Ma in America questa liquidità  ha permesso anche di ristrutturare il sistema bancario. Non tutti gli attori e protagonisti della crisi finanziaria sono rimasti in piedi. La liquidazione di circa 500 banche, tra piccole e grandi, ha permesso anche di ripulire il mercato finanziario da prodotti ormai inesigibili. Diciamo che ora quel sistema ha ridotto, non di molto, la zavorra. L’agenzia statale per la ristrutturazione – la Fdic – è stata rifinanziata e continuerà  questa sua azione. Oggi ci sono altre 500 banche che non rispettano i criteri di solvibilità  e saranno avviate alla liquidazione. 
In Europa abbiamo avuto due fasi. Nella prima, le banche hanno ricevuto dagli stati una serie di aiuti per un totale di 2.178 miliardi. Quasi la metà  sono stati restituiti entro giugno 2011. Da agosto le cose sono di nuovo peggiorate. A dicembre i prestiti interbancari – non quelli alle imprese o ai cittadini – erano scesi quasi a zero. La fiducia tra banche era scemata. Si è mossa per prima la Germania, rifinanziando il proprio fondo salvabanche. La Merkel ha messo a disposizione altri 400 miliardi per le banche tedesche. Senza questa immissione la Commerzbank, la seconda banca tedesca, sarebbe fallita. Anche ora non sta molto bene; ben due piani di ristrutturazione, negli ultimi sei mesi, sono stati bocciati, ma continua ad essere operativa. Poi sono arrivati i mille miliardi di Draghi. 
La liquidità  immessa nelle banche europee supera quindi i 2600 miliardi, quasi due anni di Pil italiano. Eppure non c’è giorno che il sistema non scricchioli. Ieri i numeri della Spagna, oggi il povero Hollande, e l’Olanda. Ma anche il caso Germania dovrebbe essere propedeutico. Qui le aziende fanno utili, la Volkswagen è indicata come l’esempio da seguire; eppure senza i quasi 700 miliardi del fondo salvabanche il sistema finanziario non ce la farebbe. 

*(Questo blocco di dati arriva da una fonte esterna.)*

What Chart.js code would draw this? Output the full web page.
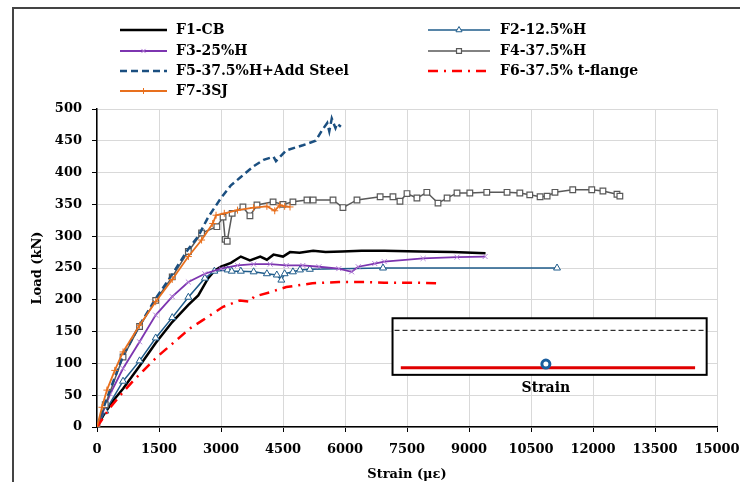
<!DOCTYPE html>
<html lang="en">
<head>
  <meta charset="UTF-8">
  <title>Load vs Strain</title>
  <script src="https://cdn.jsdelivr.net/npm/chart.js"></script>
  <style>
    body { margin: 0; background: #fff; }
    .wrap { position: relative; width: 740px; height: 482px; overflow: hidden; }
    .frame { position: absolute; left: 12px; top: 7px; right: -5px; bottom: -5px;
             border-left: 2px solid #444; border-top: 2px solid #444; pointer-events: none; }
  </style>
</head>
<body>
  <div class="wrap">
    <canvas id="chart" width="740" height="482"></canvas>
    <div class="frame"></div>
  </div>

  <script>
    // --- data (strain in με, load in kN) ---
    const xTicks = { min: 0, max: 15000, step: 1500 };
    const yTicks = { min: 0, max: 500, step: 50 };

    const f1Strain = [0, 150, 400, 630, 1030, 1420, 1820, 2210, 2450, 2690, 2850, 3000, 3240, 3480, 3700, 3950, 4110, 4270, 4500, 4670, 4900, 5230, 5530, 5930, 6400, 6950, 7800, 8600, 9400];
    const f1Load   = [0, 18, 42, 60, 96, 132, 165, 192, 207, 234, 246, 252, 258, 268, 262, 268, 263, 271, 268, 275, 274, 277, 275, 276, 277, 277, 276, 275, 273];

    const f2Strain = [0, 200, 630, 1030, 1420, 1820, 2210, 2610, 2840, 3160, 3260, 3480, 3790, 4110, 4350, 4460, 4540, 4740, 4910, 5150, 6920, 11130];
    const f2Load   = [0, 25, 72, 104, 140, 172, 204, 234, 245, 247, 245, 245, 244, 241, 239, 231, 241, 244, 247, 248, 250, 250];

    const f3Strain = [0, 320, 630, 1030, 1420, 1820, 2210, 2610, 3000, 3400, 3790, 4190, 4580, 4980, 5370, 5850, 6160, 6320, 6720, 6950, 7890, 8710, 9390];
    const f3Load   = [0, 52, 92, 134, 176, 205, 228, 241, 249, 254, 256, 256, 254, 254, 252, 249, 244, 252, 257, 260, 265, 267, 268];

    const f4Strain = [0, 200, 630, 1030, 1420, 1820, 2210, 2530, 2900, 3050, 3100, 3150, 3270, 3530, 3700, 3870, 4260, 4500, 4740, 5080, 5230, 5710, 5950, 6290, 6850, 7160, 7330, 7500, 7740, 7980, 8250, 8470, 8710, 9020, 9430, 9920, 10230, 10470, 10720, 10890, 11080, 11510, 11970, 12240, 12580, 12650];
    const f4Load   = [0, 35, 110, 158, 199, 236, 276, 305, 315, 330, 295, 292, 336, 346, 332, 349, 354, 350, 354, 357, 357, 357, 345, 357, 362, 362, 355, 367, 360, 369, 352, 360, 368, 368, 369, 369, 368, 365, 362, 363, 369, 373, 373, 371, 366, 363];

    const f5Strain = [0, 200, 630, 1030, 1420, 1820, 2210, 2450, 2690, 3000, 3240, 3480, 3790, 4030, 4270, 4330, 4580, 4980, 5290, 5450, 5570, 5620, 5680, 5770, 5810, 5900];
    const f5Load   = [0, 38, 112, 160, 202, 240, 280, 300, 330, 360, 380, 393, 410, 420, 425, 418, 435, 443, 450, 467, 478, 465, 485, 470, 477, 472];

    const f6Strain = [0, 310, 630, 870, 1110, 1450, 1770, 2250, 2560, 3050, 3460, 3700, 3800, 4190, 4580, 5210, 5850, 6480, 6950, 7600, 8340];
    const f6Load   = [0, 30, 55, 72, 88, 110, 128, 155, 168, 189, 199, 197, 205, 212, 220, 226, 228, 228, 227, 227, 226];

    const f7Strain = [0, 120, 240, 430, 630, 1030, 1420, 1820, 2210, 2530, 2800, 2880, 3080, 3400, 3790, 4110, 4300, 4420, 4540, 4670];
    const f7Load   = [0, 31, 58, 89, 118, 160, 197, 232, 268, 294, 320, 333, 336, 341, 345, 347, 340, 349, 347, 346];

    const seriesNames = ['F1-CB', 'F2-12.5%H', 'F3-25%H', 'F4-37.5%H', 'F5-37.5%H+Add Steel', 'F6-37.5% t-flange', 'F7-3SJ'];

    // inset sketch, placed in data units so it follows the axes
    const inset = { x0: 7150, x1: 14750, yTop: 171, yBottom: 82, dashY: 152, redY: 93, redX0: 7350, redX1: 14470, gaugeX: 10860, gaugeY: 99, labelY: 61 };

    const FONT = '"DejaVu Serif", "Liberation Serif", serif';

    function pts(xs, ys) {
      return xs.map((x, i) => ({ x: x, y: ys[i] }));
    }

    const styles = [
      { borderColor: '#000000', borderWidth: 2.5, pointRadius: 0 },
      { borderColor: '#1F5C8B', borderWidth: 1.5, pointStyle: 'triangle', pointRadius: 4, pointBackgroundColor: '#fff', pointBorderColor: '#1F5C8B', pointBorderWidth: 1 },
      { borderColor: '#7D35B0', borderWidth: 1.8, pointStyle: 'crossRot', pointRadius: 3.5, pointBorderColor: '#B27FD6', pointBorderWidth: 1 },
      { borderColor: '#595959', borderWidth: 1.5, pointStyle: 'rect', pointRadius: 4, pointBackgroundColor: '#fff', pointBorderColor: '#595959', pointBorderWidth: 1.2 },
      { borderColor: '#1B4F80', borderWidth: 2.5, borderDash: [7, 4], pointRadius: 0 },
      { borderColor: '#FF0000', borderWidth: 2.5, borderDash: [10, 6, 2, 6], pointRadius: 0 },
      { borderColor: '#E8701E', borderWidth: 1.8, pointStyle: 'cross', pointRadius: 3.5, pointBorderColor: '#E8701E', pointBorderWidth: 1 }
    ];

    const allData = [
      pts(f1Strain, f1Load), pts(f2Strain, f2Load), pts(f3Strain, f3Load), pts(f4Strain, f4Load),
      pts(f5Strain, f5Load), pts(f6Strain, f6Load), pts(f7Strain, f7Load)
    ];

    const datasets = allData.map((d, i) => Object.assign({
      label: seriesNames[i],
      data: d,
      showLine: true,
      fill: false,
      tension: 0,
      order: 7 - i
    }, styles[i]));

    // legend in two columns, drawn by hand
    const legendPlugin = {
      id: 'twoColLegend',
      afterDraw(chart) {
        const ctx = chart.ctx;
        const rowsY = [30, 51, 71, 91];
        const cols = [{ x0: 120, x1: 167, tx: 176 }, { x0: 428, x1: 490, tx: 500 }];
        ctx.save();
        chart.data.datasets.forEach((ds, i) => {
          const c = cols[i % 2];
          const y = rowsY[Math.floor(i / 2)];
          ctx.strokeStyle = ds.borderColor;
          ctx.lineWidth = ds.borderWidth;
          ctx.setLineDash(ds.borderDash || []);
          ctx.beginPath();
          ctx.moveTo(c.x0, y);
          ctx.lineTo(c.x1, y);
          ctx.stroke();
          ctx.setLineDash([]);
          if (ds.pointStyle && ds.pointRadius > 0) {
            ctx.fillStyle = ds.pointBackgroundColor || ds.borderColor;
            ctx.strokeStyle = ds.pointBorderColor || ds.borderColor;
            ctx.lineWidth = ds.pointBorderWidth || 1;
            Chart.helpers.drawPoint(ctx, { pointStyle: ds.pointStyle, radius: ds.pointRadius - 0.5, borderWidth: ds.pointBorderWidth || 1, rotation: 0 }, (c.x0 + c.x1) / 2, y);
          }
          ctx.fillStyle = '#000';
          ctx.font = 'bold 14px ' + FONT;
          ctx.textBaseline = 'middle';
          ctx.textAlign = 'left';
          ctx.fillText(ds.label, c.tx, y);
        });
        ctx.restore();
      }
    };

    // the small gauge sketch inside the plot
    const insetPlugin = {
      id: 'insetSketch',
      afterDatasetsDraw(chart) {
        const ctx = chart.ctx;
        const xs = chart.scales.x, ys = chart.scales.y;
        const X = v => xs.getPixelForValue(v), Y = v => ys.getPixelForValue(v);
        ctx.save();
        ctx.fillStyle = '#fff';
        ctx.fillRect(X(inset.x0), Y(inset.yTop), X(inset.x1) - X(inset.x0), Y(inset.yBottom) - Y(inset.yTop));
        ctx.strokeStyle = '#000';
        ctx.lineWidth = 2;
        ctx.strokeRect(X(inset.x0), Y(inset.yTop), X(inset.x1) - X(inset.x0), Y(inset.yBottom) - Y(inset.yTop));
        ctx.lineWidth = 1;
        ctx.setLineDash([5, 3]);
        ctx.beginPath();
        ctx.moveTo(X(inset.x0) + 2, Y(inset.dashY));
        ctx.lineTo(X(inset.x1) - 2, Y(inset.dashY));
        ctx.stroke();
        ctx.setLineDash([]);
        ctx.strokeStyle = '#E00000';
        ctx.lineWidth = 3;
        ctx.beginPath();
        ctx.moveTo(X(inset.redX0), Y(inset.redY));
        ctx.lineTo(X(inset.redX1), Y(inset.redY));
        ctx.stroke();
        ctx.fillStyle = '#fff';
        ctx.strokeStyle = '#1B5E9E';
        ctx.lineWidth = 3;
        ctx.beginPath();
        ctx.arc(X(inset.gaugeX), Y(inset.gaugeY), 4, 0, Math.PI * 2);
        ctx.fill();
        ctx.stroke();
        ctx.fillStyle = '#000';
        ctx.font = 'bold 14px ' + FONT;
        ctx.textAlign = 'center';
        ctx.textBaseline = 'middle';
        ctx.fillText('Strain', X(inset.gaugeX), Y(inset.labelY));
        ctx.restore();
      }
    };

    const tickFont = { family: FONT, size: 13, weight: 'bold' };

    new Chart(document.getElementById('chart').getContext('2d'), {
      type: 'scatter',
      data: { datasets: datasets },
      options: {
        responsive: false,
        animation: false,
        layout: { padding: { top: 109, left: 30, right: 23, bottom: 0 } },
        plugins: { legend: { display: false }, tooltip: { enabled: false } },
        scales: {
          x: {
            type: 'linear',
            min: xTicks.min, max: xTicks.max,
            ticks: { stepSize: xTicks.step, color: '#000', font: tickFont, padding: 10, maxRotation: 0, callback: v => String(v) },
            grid: { color: '#D9D9D9', tickColor: '#000', tickLength: 5 },
            border: { color: '#000', width: 1.5 },
            title: { display: true, text: 'Strain (με)', color: '#000', font: tickFont, padding: { top: 1, bottom: 0 } },
            afterFit: s => { s.height = 55; s.paddingLeft = 0; s.paddingRight = 0; }
          },
          y: {
            min: yTicks.min, max: yTicks.max,
            ticks: { stepSize: yTicks.step, color: '#000', font: tickFont, padding: 10, callback: v => String(v) },
            grid: { color: '#D9D9D9', tickColor: '#000', tickLength: 5 },
            border: { color: '#000', width: 1.5 },
            title: { display: true, text: 'Load (kN)', color: '#000', font: tickFont, padding: { top: 0, bottom: 4 } },
            afterFit: s => { s.width = 67; s.paddingTop = 0; s.paddingBottom = 0; }
          }
        }
      },
      plugins: [legendPlugin, insetPlugin]
    });
  </script>
</body>
</html>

Colpa dei titoli di stato? Solo in parte. A rivelarlo è l’Irlanda. Qui il sistema bancario è stato salvato con l’immissione di 136 miliardi di euro. Ma da tempo, in cambio di quesat immissione, si è avviata una operazione di pulizia. In accordo con Bruxelles, a piccole dosi, vengono liquidati titoli inesigibili, senza copertura. «A zero», cioè senza rimborsare gli investitori. Oppure con rimborsi simbolici, spesso inferiori al 10% del capitale investito. Una via obbligata per far riprendere operatività  alle banche, che avrebbero dovuto immobilizzare risorse reali per coprire ricchezze fittizie. Perchè se si svalutano i titoli greci o portoghesi c’è purtroppo ben altro da liquidare. Come dimostra la liquidazione di Cds. 
Accesi tempo fa dal governo italiano e liquidati da Monti con una perdita superiore ai due miliardi. Le banche sono piene di queste ricchezze fasulle e senza una loro ristrutturazione l’uscita dalla crisi si fa sempre più dura. Ecco perché «votano». Per la loro sopravvivenza, per il mantenimento della status quo. Con il rischio di creare una lunga agonia del sistema.